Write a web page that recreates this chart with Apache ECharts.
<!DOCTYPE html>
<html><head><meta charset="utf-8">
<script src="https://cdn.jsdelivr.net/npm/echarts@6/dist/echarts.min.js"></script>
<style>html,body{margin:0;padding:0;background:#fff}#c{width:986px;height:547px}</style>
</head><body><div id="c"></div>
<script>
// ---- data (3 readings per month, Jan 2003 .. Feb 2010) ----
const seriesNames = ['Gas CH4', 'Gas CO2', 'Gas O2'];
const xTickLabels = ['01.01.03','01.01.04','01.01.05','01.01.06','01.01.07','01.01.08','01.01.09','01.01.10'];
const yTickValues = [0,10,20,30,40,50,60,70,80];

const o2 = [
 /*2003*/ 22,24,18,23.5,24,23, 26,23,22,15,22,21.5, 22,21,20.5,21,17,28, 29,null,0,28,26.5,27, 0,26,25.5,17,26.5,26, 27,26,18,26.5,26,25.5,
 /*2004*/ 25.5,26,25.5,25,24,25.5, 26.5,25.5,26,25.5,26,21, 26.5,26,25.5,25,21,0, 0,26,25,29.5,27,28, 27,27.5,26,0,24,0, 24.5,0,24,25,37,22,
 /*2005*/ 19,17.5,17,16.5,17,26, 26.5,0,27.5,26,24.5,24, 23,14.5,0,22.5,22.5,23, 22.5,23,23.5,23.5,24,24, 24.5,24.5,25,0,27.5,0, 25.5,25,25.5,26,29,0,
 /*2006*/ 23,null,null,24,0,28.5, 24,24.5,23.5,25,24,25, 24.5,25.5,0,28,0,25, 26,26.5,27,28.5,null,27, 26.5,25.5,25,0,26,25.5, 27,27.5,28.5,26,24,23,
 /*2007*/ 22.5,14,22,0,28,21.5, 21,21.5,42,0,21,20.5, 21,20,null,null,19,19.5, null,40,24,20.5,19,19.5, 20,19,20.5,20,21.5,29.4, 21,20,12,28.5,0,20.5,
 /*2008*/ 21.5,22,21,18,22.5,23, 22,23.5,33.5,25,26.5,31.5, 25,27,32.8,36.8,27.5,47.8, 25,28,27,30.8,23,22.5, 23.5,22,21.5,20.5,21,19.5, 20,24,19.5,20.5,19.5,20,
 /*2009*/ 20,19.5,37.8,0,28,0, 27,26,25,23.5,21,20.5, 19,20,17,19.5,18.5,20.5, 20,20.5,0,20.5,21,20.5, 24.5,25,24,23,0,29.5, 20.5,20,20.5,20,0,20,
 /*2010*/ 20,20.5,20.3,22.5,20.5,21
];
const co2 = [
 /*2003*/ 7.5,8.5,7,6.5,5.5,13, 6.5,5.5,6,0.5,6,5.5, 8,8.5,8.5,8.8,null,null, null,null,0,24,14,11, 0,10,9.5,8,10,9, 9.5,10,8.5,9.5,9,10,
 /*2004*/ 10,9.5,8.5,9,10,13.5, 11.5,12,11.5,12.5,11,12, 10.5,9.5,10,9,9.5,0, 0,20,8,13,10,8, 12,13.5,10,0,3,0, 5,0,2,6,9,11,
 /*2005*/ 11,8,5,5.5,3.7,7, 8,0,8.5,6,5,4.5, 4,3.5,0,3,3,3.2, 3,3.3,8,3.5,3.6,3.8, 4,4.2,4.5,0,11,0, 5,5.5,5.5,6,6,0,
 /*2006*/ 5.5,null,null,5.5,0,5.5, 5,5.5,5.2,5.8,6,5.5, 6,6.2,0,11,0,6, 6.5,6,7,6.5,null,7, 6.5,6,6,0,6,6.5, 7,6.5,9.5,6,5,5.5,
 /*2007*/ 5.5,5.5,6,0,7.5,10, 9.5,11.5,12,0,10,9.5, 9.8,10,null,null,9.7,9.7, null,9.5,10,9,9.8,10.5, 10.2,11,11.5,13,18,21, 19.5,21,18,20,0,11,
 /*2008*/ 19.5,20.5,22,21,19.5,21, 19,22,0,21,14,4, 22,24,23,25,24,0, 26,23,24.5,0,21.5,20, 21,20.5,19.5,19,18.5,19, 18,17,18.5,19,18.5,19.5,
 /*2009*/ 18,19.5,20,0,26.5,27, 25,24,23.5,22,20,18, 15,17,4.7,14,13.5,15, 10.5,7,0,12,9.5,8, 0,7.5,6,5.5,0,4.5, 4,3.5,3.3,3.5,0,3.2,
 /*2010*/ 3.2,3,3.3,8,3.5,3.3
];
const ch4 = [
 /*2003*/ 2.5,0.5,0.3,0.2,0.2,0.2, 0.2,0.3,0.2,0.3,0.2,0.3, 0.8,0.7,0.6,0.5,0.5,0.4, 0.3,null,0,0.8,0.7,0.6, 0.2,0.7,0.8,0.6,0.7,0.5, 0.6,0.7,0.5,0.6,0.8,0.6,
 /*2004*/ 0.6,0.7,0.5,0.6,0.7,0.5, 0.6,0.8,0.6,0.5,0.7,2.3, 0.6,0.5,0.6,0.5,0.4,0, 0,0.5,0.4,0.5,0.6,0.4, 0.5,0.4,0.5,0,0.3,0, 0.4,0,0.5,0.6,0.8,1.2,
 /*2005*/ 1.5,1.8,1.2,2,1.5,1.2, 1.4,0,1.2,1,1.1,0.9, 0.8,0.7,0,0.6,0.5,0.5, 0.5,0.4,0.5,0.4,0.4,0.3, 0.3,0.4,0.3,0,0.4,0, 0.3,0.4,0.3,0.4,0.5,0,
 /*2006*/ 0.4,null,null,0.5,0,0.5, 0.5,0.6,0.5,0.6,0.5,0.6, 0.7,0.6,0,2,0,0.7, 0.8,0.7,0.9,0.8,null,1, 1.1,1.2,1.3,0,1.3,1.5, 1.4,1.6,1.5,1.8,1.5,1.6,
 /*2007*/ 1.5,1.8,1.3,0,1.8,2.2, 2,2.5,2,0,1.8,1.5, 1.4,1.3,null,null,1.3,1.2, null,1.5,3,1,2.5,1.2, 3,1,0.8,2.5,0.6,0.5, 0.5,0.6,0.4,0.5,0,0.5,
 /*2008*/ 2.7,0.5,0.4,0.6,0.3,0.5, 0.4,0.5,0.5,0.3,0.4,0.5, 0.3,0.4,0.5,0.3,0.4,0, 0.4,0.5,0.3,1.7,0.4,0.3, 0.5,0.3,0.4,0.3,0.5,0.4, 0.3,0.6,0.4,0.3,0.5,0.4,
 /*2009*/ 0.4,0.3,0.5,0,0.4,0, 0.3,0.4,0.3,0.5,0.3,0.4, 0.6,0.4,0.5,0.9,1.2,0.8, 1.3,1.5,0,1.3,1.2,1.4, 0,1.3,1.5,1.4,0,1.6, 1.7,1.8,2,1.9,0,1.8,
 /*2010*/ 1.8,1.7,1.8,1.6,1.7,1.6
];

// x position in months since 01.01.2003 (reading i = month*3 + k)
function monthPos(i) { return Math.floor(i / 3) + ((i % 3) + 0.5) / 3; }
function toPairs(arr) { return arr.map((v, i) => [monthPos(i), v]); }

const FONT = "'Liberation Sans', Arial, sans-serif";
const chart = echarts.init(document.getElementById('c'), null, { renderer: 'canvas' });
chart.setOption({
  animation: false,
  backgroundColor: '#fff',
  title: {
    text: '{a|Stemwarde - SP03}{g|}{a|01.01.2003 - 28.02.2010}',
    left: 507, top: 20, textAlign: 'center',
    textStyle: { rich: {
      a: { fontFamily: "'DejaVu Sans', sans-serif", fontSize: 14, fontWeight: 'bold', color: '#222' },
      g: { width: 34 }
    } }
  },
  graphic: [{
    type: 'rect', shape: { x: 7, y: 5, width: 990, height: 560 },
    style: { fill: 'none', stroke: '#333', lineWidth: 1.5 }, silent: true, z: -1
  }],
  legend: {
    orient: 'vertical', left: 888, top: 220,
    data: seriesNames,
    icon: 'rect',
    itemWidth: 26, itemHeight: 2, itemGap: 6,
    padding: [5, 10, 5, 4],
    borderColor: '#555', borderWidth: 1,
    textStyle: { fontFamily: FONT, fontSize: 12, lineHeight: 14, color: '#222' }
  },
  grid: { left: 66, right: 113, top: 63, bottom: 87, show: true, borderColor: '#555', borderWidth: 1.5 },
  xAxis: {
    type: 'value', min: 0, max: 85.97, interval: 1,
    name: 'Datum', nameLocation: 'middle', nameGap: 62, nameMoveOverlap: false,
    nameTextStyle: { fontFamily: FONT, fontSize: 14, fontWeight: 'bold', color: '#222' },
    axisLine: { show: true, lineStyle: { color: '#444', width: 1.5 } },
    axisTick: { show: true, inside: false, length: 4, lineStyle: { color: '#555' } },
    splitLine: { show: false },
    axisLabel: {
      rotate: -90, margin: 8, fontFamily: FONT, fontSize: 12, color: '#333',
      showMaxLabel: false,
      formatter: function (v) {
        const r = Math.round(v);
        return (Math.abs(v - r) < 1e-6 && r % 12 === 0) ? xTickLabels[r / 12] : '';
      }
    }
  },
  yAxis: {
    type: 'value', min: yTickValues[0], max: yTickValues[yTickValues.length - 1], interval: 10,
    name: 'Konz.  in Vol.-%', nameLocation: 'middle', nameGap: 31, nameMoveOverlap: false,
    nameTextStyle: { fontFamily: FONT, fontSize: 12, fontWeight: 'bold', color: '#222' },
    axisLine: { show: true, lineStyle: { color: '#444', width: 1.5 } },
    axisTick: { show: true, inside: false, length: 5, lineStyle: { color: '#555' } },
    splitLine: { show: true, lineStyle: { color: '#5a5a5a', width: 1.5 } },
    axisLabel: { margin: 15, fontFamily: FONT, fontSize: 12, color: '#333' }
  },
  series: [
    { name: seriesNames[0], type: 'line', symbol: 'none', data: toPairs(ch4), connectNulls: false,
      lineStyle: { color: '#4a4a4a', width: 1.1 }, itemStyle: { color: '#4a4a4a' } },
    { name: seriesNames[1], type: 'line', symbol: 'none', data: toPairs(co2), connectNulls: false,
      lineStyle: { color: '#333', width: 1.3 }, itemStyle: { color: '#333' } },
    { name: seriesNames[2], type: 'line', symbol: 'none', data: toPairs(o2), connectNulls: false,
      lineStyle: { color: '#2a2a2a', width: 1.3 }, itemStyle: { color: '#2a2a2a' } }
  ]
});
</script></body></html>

---

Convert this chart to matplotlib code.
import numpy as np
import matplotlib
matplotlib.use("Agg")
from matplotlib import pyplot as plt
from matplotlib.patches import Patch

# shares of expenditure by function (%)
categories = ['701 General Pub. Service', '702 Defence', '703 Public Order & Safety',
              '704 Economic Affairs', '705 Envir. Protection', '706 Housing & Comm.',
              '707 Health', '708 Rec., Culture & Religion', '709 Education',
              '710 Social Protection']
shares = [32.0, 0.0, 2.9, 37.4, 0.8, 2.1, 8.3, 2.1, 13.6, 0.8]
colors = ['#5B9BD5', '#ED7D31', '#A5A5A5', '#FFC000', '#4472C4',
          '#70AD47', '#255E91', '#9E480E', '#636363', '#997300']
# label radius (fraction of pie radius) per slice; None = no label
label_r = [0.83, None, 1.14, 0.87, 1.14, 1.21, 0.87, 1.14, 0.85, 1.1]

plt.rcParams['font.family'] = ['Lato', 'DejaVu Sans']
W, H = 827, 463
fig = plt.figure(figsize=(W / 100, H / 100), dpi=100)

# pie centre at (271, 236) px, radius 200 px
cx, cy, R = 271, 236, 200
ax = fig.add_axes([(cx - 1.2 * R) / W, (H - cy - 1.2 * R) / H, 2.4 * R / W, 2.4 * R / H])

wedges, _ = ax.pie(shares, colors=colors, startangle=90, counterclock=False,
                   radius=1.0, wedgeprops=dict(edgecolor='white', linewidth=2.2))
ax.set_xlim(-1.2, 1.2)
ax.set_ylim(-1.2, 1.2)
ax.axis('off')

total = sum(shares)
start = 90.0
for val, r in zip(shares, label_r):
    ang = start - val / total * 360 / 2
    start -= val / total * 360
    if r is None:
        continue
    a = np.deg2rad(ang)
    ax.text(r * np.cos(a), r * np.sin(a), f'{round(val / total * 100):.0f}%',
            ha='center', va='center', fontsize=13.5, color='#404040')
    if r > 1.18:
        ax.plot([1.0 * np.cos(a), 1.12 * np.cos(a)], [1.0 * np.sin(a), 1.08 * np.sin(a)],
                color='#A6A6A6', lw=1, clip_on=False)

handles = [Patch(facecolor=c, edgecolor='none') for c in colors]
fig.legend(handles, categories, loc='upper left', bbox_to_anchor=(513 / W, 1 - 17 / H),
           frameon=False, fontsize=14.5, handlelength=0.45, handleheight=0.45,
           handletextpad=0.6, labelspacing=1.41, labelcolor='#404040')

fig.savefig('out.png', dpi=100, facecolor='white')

==

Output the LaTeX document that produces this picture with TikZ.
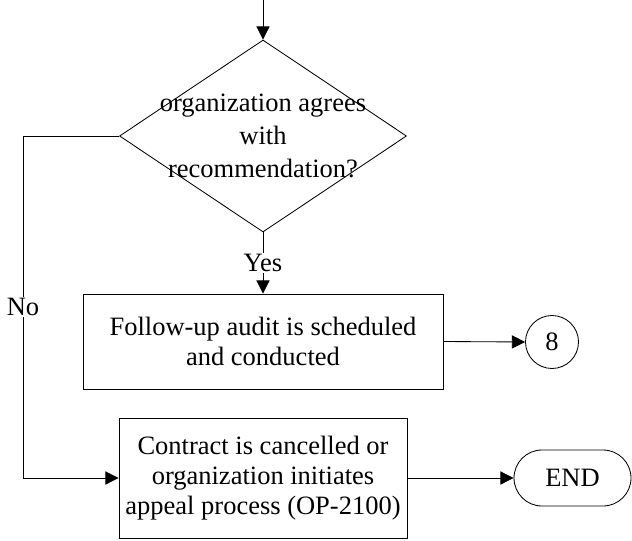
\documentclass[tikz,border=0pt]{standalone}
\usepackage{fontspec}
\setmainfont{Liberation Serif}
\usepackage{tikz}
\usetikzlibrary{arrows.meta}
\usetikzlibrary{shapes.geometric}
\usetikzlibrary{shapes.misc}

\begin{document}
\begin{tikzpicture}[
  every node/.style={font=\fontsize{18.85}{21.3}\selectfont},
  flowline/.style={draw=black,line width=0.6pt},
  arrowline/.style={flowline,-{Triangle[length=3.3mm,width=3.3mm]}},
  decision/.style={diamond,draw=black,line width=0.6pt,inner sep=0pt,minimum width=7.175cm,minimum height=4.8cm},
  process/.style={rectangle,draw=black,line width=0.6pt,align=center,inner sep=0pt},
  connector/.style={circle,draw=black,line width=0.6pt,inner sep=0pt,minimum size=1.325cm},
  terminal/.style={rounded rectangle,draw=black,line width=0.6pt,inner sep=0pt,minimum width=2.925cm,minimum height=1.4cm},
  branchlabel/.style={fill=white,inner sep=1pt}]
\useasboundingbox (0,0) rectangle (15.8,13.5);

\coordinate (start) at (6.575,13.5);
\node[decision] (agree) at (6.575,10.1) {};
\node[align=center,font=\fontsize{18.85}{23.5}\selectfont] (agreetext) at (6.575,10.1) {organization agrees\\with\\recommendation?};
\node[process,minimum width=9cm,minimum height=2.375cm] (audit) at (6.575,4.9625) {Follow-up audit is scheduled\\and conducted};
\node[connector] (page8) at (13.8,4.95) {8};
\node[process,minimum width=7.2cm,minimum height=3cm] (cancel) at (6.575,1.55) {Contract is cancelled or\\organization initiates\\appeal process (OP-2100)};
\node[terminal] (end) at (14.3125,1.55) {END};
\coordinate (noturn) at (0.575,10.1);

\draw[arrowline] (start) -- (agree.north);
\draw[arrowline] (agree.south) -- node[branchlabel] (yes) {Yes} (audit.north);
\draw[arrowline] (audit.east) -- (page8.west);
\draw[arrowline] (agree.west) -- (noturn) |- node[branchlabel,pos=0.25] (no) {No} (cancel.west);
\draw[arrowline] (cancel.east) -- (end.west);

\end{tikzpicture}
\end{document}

→ **Short problem**
Extract the stretch of lines that begins at the line with "Output the LaTeX" and ends at the line with "(noturn) at (0.575,10.1);", inclusive. Omit every picture.

→ **Exercise answer**
Output the LaTeX document that produces this picture with TikZ.
\documentclass[tikz,border=0pt]{standalone}
\usepackage{fontspec}
\setmainfont{Liberation Serif}
\usepackage{tikz}
\usetikzlibrary{arrows.meta}
\usetikzlibrary{shapes.geometric}
\usetikzlibrary{shapes.misc}

\begin{document}
\begin{tikzpicture}[
  every node/.style={font=\fontsize{18.85}{21.3}\selectfont},
  flowline/.style={draw=black,line width=0.6pt},
  arrowline/.style={flowline,-{Triangle[length=3.3mm,width=3.3mm]}},
  decision/.style={diamond,draw=black,line width=0.6pt,inner sep=0pt,minimum width=7.175cm,minimum height=4.8cm},
  process/.style={rectangle,draw=black,line width=0.6pt,align=center,inner sep=0pt},
  connector/.style={circle,draw=black,line width=0.6pt,inner sep=0pt,minimum size=1.325cm},
  terminal/.style={rounded rectangle,draw=black,line width=0.6pt,inner sep=0pt,minimum width=2.925cm,minimum height=1.4cm},
  branchlabel/.style={fill=white,inner sep=1pt}]
\useasboundingbox (0,0) rectangle (15.8,13.5);

\coordinate (start) at (6.575,13.5);
\node[decision] (agree) at (6.575,10.1) {};
\node[align=center,font=\fontsize{18.85}{23.5}\selectfont] (agreetext) at (6.575,10.1) {organization agrees\\with\\recommendation?};
\node[process,minimum width=9cm,minimum height=2.375cm] (audit) at (6.575,4.9625) {Follow-up audit is scheduled\\and conducted};
\node[connector] (page8) at (13.8,4.95) {8};
\node[process,minimum width=7.2cm,minimum height=3cm] (cancel) at (6.575,1.55) {Contract is cancelled or\\organization initiates\\appeal process (OP-2100)};
\node[terminal] (end) at (14.3125,1.55) {END};
\coordinate (noturn) at (0.575,10.1);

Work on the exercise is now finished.